◆ WHAT YOU ARE ASKED TO DO ◆
Which lines fall between the line holding "What TikZ code" and the line holding "(0,0) rectangle (548,738);", inclusive? Retype them exactly, without the pictures, and add nothing else.

◆ SUPPLIED DATA ◆

[start]

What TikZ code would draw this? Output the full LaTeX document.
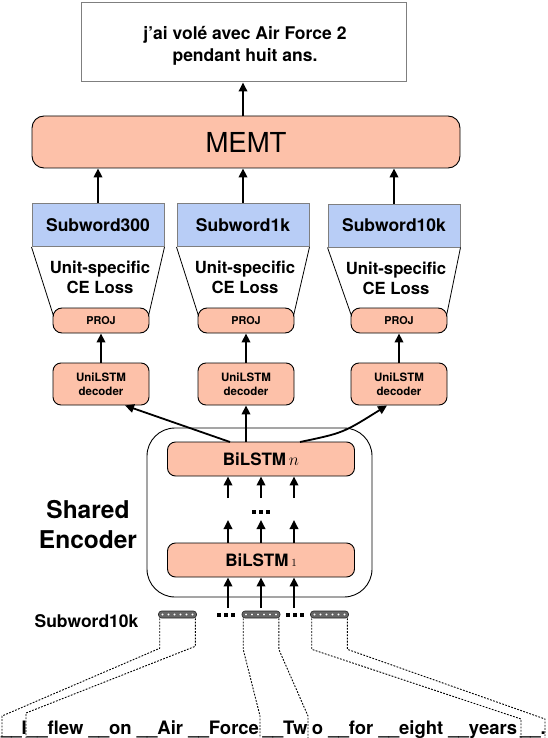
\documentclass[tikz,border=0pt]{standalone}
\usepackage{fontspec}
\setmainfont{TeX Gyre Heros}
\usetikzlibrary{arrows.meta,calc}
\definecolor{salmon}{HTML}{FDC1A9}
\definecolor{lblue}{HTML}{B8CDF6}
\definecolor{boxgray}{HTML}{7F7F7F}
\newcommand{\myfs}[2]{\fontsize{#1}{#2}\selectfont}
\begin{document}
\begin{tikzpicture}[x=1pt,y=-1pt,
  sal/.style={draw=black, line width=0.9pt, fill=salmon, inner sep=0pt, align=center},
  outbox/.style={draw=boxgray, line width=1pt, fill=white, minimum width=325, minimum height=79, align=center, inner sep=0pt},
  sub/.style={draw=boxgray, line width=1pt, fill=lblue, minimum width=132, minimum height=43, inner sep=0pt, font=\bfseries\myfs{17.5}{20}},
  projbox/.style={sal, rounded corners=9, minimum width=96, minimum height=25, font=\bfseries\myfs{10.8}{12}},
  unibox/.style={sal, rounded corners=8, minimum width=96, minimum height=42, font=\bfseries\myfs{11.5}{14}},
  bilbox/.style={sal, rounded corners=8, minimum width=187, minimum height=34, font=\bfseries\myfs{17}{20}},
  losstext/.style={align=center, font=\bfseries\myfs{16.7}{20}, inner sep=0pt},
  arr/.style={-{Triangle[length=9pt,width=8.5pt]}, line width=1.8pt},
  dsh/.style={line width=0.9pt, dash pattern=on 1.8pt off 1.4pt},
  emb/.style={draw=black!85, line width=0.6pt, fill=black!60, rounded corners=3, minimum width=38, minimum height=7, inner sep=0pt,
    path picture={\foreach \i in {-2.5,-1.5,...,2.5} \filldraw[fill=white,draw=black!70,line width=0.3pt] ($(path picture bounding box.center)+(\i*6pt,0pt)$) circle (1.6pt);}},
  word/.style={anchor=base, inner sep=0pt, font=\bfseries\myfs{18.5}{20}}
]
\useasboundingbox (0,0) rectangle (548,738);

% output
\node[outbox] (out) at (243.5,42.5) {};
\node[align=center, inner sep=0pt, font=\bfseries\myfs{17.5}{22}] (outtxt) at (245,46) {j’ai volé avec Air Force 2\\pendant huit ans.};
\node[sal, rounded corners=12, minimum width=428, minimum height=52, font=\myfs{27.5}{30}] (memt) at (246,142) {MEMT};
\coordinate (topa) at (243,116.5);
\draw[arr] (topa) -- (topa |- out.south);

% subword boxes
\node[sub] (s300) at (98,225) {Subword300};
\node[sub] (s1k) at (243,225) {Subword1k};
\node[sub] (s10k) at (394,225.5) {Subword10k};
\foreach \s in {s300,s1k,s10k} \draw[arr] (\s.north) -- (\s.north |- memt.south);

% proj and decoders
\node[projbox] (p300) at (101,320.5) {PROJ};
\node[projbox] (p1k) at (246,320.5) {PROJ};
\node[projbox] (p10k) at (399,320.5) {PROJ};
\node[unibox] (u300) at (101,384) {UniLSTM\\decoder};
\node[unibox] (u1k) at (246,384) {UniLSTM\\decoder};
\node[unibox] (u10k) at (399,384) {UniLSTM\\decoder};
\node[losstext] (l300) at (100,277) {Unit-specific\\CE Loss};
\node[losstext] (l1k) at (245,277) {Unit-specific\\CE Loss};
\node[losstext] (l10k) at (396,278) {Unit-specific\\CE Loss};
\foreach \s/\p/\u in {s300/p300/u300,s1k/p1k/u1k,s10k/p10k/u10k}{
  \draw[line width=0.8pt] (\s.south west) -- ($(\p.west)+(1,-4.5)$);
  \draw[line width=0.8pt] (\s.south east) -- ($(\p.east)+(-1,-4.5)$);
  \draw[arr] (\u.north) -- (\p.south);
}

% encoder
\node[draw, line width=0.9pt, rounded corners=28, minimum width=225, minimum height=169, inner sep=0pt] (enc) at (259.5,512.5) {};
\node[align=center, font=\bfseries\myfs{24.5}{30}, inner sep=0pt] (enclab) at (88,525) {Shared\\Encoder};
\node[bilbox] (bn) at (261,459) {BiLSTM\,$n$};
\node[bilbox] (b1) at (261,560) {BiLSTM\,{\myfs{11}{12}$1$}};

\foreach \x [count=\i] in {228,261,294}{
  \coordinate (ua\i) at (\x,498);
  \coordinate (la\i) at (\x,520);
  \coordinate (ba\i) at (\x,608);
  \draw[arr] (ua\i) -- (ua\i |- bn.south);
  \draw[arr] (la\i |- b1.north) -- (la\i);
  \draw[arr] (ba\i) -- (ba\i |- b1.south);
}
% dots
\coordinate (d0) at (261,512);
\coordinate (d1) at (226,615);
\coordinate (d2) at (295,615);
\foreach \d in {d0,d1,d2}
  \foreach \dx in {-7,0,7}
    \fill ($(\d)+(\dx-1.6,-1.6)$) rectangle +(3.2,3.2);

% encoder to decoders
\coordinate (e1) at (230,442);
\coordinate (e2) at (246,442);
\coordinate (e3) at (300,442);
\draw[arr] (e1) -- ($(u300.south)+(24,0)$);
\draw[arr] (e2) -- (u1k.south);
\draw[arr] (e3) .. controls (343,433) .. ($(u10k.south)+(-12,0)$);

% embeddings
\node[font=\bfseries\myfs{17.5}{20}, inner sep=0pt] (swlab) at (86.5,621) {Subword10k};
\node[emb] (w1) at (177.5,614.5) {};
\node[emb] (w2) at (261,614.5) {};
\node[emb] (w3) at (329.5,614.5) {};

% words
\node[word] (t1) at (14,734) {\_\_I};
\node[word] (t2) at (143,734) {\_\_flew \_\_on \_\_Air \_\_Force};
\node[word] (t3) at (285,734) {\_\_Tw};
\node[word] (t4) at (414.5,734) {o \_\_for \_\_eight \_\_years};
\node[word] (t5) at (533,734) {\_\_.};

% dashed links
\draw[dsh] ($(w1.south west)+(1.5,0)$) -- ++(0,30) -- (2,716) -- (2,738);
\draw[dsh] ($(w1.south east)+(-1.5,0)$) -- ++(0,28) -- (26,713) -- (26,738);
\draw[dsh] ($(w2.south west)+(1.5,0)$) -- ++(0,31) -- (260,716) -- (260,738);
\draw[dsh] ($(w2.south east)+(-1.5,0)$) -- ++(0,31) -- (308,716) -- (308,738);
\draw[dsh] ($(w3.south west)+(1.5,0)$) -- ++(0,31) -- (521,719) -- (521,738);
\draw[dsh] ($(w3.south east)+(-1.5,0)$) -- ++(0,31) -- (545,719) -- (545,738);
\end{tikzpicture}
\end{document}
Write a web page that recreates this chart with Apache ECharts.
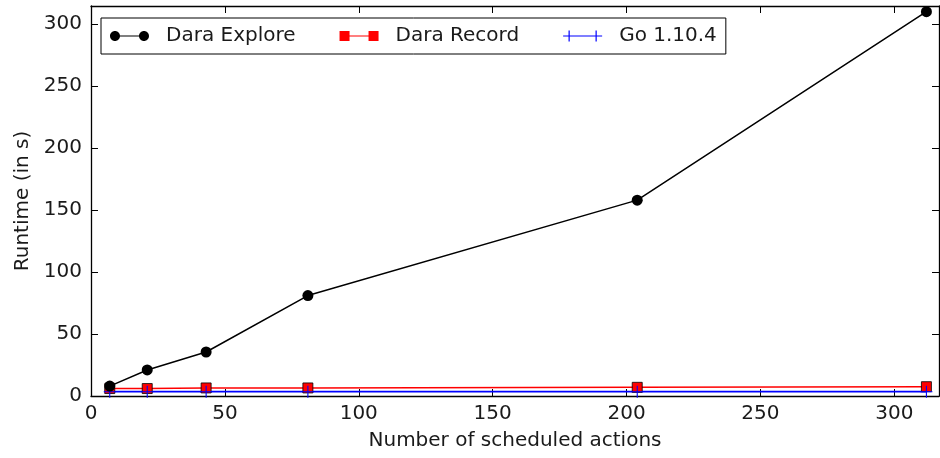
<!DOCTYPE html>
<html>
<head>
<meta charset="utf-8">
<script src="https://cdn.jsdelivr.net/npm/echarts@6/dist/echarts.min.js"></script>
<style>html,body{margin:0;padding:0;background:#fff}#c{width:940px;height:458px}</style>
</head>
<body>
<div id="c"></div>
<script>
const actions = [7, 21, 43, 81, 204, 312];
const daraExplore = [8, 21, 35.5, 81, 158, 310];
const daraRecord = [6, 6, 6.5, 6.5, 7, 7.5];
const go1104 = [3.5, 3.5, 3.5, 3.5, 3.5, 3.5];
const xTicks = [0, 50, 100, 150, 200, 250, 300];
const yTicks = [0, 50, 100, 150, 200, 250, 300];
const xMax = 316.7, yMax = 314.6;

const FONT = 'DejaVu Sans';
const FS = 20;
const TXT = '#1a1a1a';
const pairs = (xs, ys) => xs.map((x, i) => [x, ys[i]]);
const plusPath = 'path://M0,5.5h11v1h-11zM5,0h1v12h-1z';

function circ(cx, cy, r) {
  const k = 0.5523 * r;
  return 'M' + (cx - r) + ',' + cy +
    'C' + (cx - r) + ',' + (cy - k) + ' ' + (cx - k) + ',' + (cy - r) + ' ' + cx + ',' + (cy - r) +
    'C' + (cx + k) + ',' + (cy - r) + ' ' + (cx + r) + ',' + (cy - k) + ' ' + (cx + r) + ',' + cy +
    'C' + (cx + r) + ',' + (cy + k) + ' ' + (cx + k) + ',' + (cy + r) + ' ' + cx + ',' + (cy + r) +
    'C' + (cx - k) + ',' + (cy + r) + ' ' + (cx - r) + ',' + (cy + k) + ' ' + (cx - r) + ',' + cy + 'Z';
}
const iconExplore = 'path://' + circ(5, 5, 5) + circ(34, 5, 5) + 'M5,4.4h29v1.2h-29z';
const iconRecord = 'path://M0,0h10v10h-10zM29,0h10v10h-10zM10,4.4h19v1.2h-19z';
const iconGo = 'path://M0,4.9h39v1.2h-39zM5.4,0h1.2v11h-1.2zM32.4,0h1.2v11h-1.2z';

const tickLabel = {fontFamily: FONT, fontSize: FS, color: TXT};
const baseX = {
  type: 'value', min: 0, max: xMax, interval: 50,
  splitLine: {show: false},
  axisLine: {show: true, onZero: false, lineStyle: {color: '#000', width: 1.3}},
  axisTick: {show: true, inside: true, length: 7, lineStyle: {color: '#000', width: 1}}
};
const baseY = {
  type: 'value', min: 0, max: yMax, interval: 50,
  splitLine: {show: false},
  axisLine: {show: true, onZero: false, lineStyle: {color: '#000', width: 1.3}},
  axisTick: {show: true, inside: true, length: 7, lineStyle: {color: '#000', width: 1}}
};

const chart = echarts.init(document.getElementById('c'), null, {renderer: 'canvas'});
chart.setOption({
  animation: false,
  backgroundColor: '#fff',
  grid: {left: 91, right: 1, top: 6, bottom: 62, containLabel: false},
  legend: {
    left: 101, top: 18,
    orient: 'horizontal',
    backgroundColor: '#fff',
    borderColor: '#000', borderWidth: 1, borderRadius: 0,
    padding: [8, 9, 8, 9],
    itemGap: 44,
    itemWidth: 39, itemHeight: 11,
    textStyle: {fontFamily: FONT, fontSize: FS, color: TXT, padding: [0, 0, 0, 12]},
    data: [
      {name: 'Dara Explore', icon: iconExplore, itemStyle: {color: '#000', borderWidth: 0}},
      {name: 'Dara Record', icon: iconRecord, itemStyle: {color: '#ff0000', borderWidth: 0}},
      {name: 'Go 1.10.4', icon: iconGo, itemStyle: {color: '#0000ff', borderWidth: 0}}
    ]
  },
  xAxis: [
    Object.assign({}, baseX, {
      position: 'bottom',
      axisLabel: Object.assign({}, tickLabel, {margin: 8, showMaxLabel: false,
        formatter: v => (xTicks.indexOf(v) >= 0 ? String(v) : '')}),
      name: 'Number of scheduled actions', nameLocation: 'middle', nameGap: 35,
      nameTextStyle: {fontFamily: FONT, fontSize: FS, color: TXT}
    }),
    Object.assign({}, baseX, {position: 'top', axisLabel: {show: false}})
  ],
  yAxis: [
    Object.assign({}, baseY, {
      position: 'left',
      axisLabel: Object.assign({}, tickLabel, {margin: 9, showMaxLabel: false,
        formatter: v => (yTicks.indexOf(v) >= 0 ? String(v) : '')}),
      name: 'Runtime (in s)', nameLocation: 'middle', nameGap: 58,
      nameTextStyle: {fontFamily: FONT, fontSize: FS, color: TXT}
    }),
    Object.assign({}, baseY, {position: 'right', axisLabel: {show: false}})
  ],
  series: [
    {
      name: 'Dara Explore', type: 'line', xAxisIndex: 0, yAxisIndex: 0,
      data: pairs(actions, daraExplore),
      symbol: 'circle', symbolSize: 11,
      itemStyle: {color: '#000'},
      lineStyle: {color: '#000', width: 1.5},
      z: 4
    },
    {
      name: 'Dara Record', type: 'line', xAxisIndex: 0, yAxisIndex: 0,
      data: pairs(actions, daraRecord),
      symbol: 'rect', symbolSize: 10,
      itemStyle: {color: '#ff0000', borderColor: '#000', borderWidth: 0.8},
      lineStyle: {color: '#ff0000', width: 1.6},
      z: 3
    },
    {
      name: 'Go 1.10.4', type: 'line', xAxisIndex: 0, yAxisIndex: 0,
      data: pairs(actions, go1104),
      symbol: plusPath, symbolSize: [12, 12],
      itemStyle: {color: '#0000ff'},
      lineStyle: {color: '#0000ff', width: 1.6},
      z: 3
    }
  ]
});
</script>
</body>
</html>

[end]
[start]

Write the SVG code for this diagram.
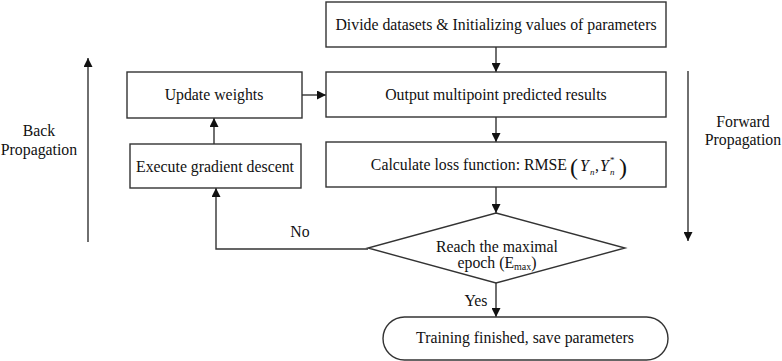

[end]

◆ OUTPUT OF THE TASK ◆
What TikZ code would draw this? Output the full LaTeX document.
\documentclass[tikz,border=0pt]{standalone}
\usepackage{fontspec}
\setmainfont{TeX Gyre Heros}
\usetikzlibrary{arrows.meta,calc}
\definecolor{salmon}{HTML}{FDC1A9}
\definecolor{lblue}{HTML}{B8CDF6}
\definecolor{boxgray}{HTML}{7F7F7F}
\newcommand{\myfs}[2]{\fontsize{#1}{#2}\selectfont}
\begin{document}
\begin{tikzpicture}[x=1pt,y=-1pt,
  sal/.style={draw=black, line width=0.9pt, fill=salmon, inner sep=0pt, align=center},
  outbox/.style={draw=boxgray, line width=1pt, fill=white, minimum width=325, minimum height=79, align=center, inner sep=0pt},
  sub/.style={draw=boxgray, line width=1pt, fill=lblue, minimum width=132, minimum height=43, inner sep=0pt, font=\bfseries\myfs{17.5}{20}},
  projbox/.style={sal, rounded corners=9, minimum width=96, minimum height=25, font=\bfseries\myfs{10.8}{12}},
  unibox/.style={sal, rounded corners=8, minimum width=96, minimum height=42, font=\bfseries\myfs{11.5}{14}},
  bilbox/.style={sal, rounded corners=8, minimum width=187, minimum height=34, font=\bfseries\myfs{17}{20}},
  losstext/.style={align=center, font=\bfseries\myfs{16.7}{20}, inner sep=0pt},
  arr/.style={-{Triangle[length=9pt,width=8.5pt]}, line width=1.8pt},
  dsh/.style={line width=0.9pt, dash pattern=on 1.8pt off 1.4pt},
  emb/.style={draw=black!85, line width=0.6pt, fill=black!60, rounded corners=3, minimum width=38, minimum height=7, inner sep=0pt,
    path picture={\foreach \i in {-2.5,-1.5,...,2.5} \filldraw[fill=white,draw=black!70,line width=0.3pt] ($(path picture bounding box.center)+(\i*6pt,0pt)$) circle (1.6pt);}},
  word/.style={anchor=base, inner sep=0pt, font=\bfseries\myfs{18.5}{20}}
]
\useasboundingbox (0,0) rectangle (548,738);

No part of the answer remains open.